All of the roads are dirt and ATVs are the main source of transportation. The community uses breakwaters to hold the roads in place and keep the water from washing them away.

The main industry is cod and lobster fishing. Rencontre East was the location of one of only a few molybdenum mines in Canada's history. The mine was located at Ackley City at Rencontre Lake just north of the town. The mine was closed soon after, with only two-thousand tonnes of mineral being exported.

The town has two grocery stores, a volunteer fire department, an all grade school (St. Stephen's) and a community centre. There are two churches, one Anglican (St. Stephen's) and one Catholic (St. Joseph's).

St. Stephen's all-grade school has just 24 students, from kindergarten to grade 12. The school however has undergone some changes in recent years, a fitness room was constructed in 2008.

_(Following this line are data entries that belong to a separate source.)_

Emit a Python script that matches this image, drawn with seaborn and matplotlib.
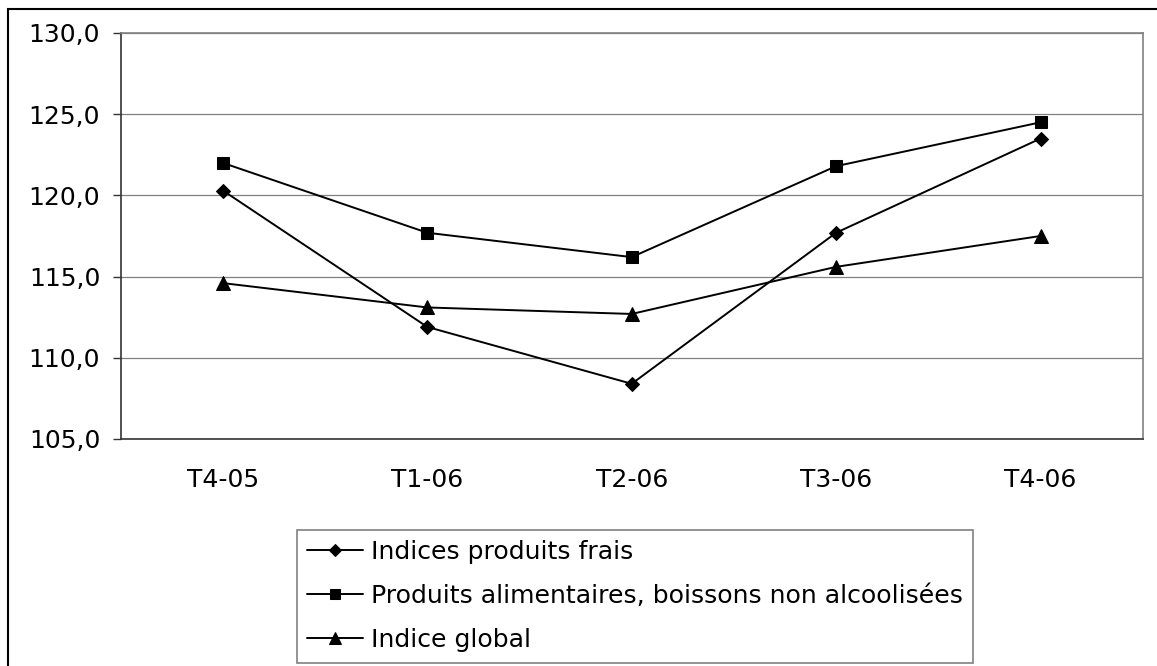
import matplotlib
matplotlib.use("Agg")
import matplotlib.pyplot as plt
import matplotlib.patches as mpatches
from matplotlib.ticker import FuncFormatter, FixedLocator
import seaborn as sns
import pandas as pd

quarters = ["T4-05", "T1-06", "T2-06", "T3-06", "T4-06"]
frais = [120.3, 111.9, 108.4, 117.7, 123.5]
alimentaires = [122.0, 117.7, 116.2, 121.8, 124.5]
global_idx = [114.6, 113.1, 112.7, 115.6, 117.5]
labels = ["Indices produits frais",
          "Produits alimentaires, boissons non alcoolisées",
          "Indice global"]
yticks = [105, 110, 115, 120, 125, 130]

sns.set_style("white")
plt.rcParams['font.family'] = ['DejaVu Sans']
plt.rcParams['text.color'] = 'black'
plt.rcParams['xtick.color'] = 'black'
plt.rcParams['ytick.color'] = 'black'

fig = plt.figure(figsize=(11.57, 6.66), dpi=100)
ax = fig.add_axes([120.7/1157, 1 - 439/666, (1142.7-120.7)/1157, (439-33)/666])

series = [(frais, "D", 7.4), (alimentaires, "s", 8.6), (global_idx, "^", 10.0)]
for (vals, mk, ms), lab in zip(series, labels):
    df = pd.DataFrame({"q": quarters, "v": vals})
    sns.lineplot(data=df, x="q", y="v", ax=ax, color="black", linewidth=1.4,
                 marker=mk, markersize=ms, markeredgecolor="black",
                 markerfacecolor="black", label=lab, sort=False)

ax.set_xlim(-0.5, 4.5)
ax.set_ylim(105, 130)
ax.set_xlabel("")
ax.set_ylabel("")
ax.set_yticks(yticks)
ax.yaxis.set_major_formatter(FuncFormatter(lambda v, p: f"{v:.1f}".replace(".", ",")))
ax.grid(axis="y", color="#808080", linewidth=0.9)
ax.grid(axis="x", visible=False)
ax.set_axisbelow(True)

ax.set_xticks(range(len(quarters)))
ax.set_xticklabels(quarters)
ax.xaxis.set_minor_locator(FixedLocator([i - 0.5 for i in range(len(quarters) + 1)]))
ax.tick_params(axis="x", which="major", length=0, pad=21, labelsize=18, labelcolor="black")
ax.tick_params(axis="x", which="minor", length=5.8, width=1, color="#333333", direction="out")
ax.tick_params(axis="y", which="major", length=5.8, width=1, color="#333333",
               direction="out", pad=9, labelsize=18, labelcolor="black", left=True)

for s in ["left", "bottom"]:
    ax.spines[s].set_color("#333333")
    ax.spines[s].set_linewidth(1.2)
for s in ["top", "right"]:
    ax.spines[s].set_color("#808080")
    ax.spines[s].set_linewidth(1.2)

leg = ax.legend(loc="upper left", bbox_to_anchor=(296.7/1157, 1 - 529.5/666),
                bbox_transform=fig.transFigure, borderaxespad=0, fontsize=18.1,
                handlelength=2.2, handletextpad=0.32, borderpad=0.42,
                labelspacing=0.8, fancybox=False, framealpha=1, markerscale=0.8)
leg.get_frame().set_edgecolor("#808080")
leg.get_frame().set_linewidth(1.2)
for t in leg.get_texts():
    t.set_color("black")

border = mpatches.Rectangle((8/1157, -0.2), 1.5, (1 - 9/666) + 0.2,
                            transform=fig.transFigure, fill=False,
                            edgecolor="black", linewidth=1.5, clip_on=False)
fig.patches.append(border)

fig.savefig("out.png", dpi=100)
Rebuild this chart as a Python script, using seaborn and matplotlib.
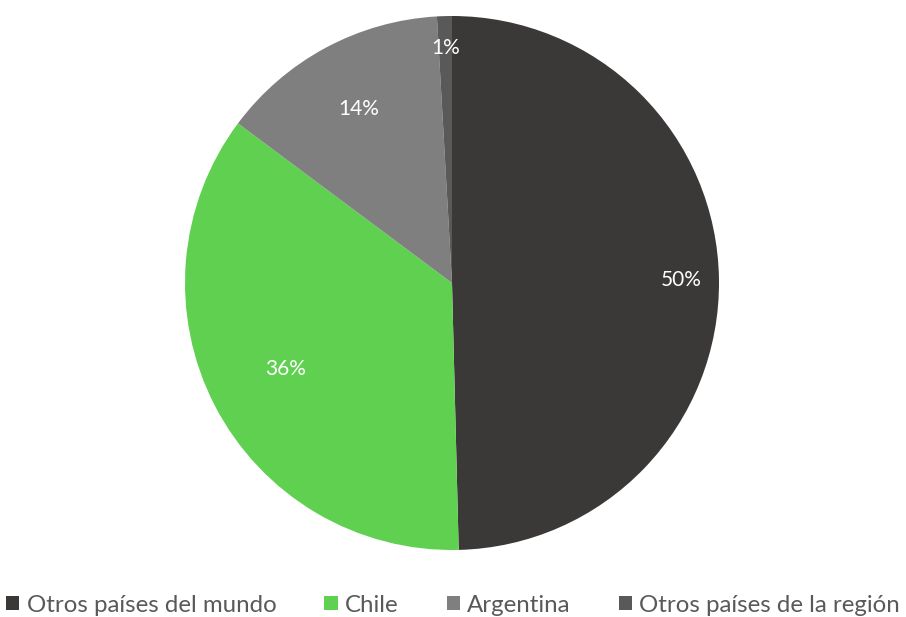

Aquaculture is an important economic driver, with the advent of salmon farming. As of July 2011, aquaculture in Rencontre East became fully operational, with more than 20 of the town's people working on the three sites. Combined, there are more than 2 million salmon in the sites. As the traditional cod and lobster fisheries are waning, mostly because it becoming uneconomical to do so and the age of the fishermen nearing that of retirement, modern fish farming will reverse the downturn of the town.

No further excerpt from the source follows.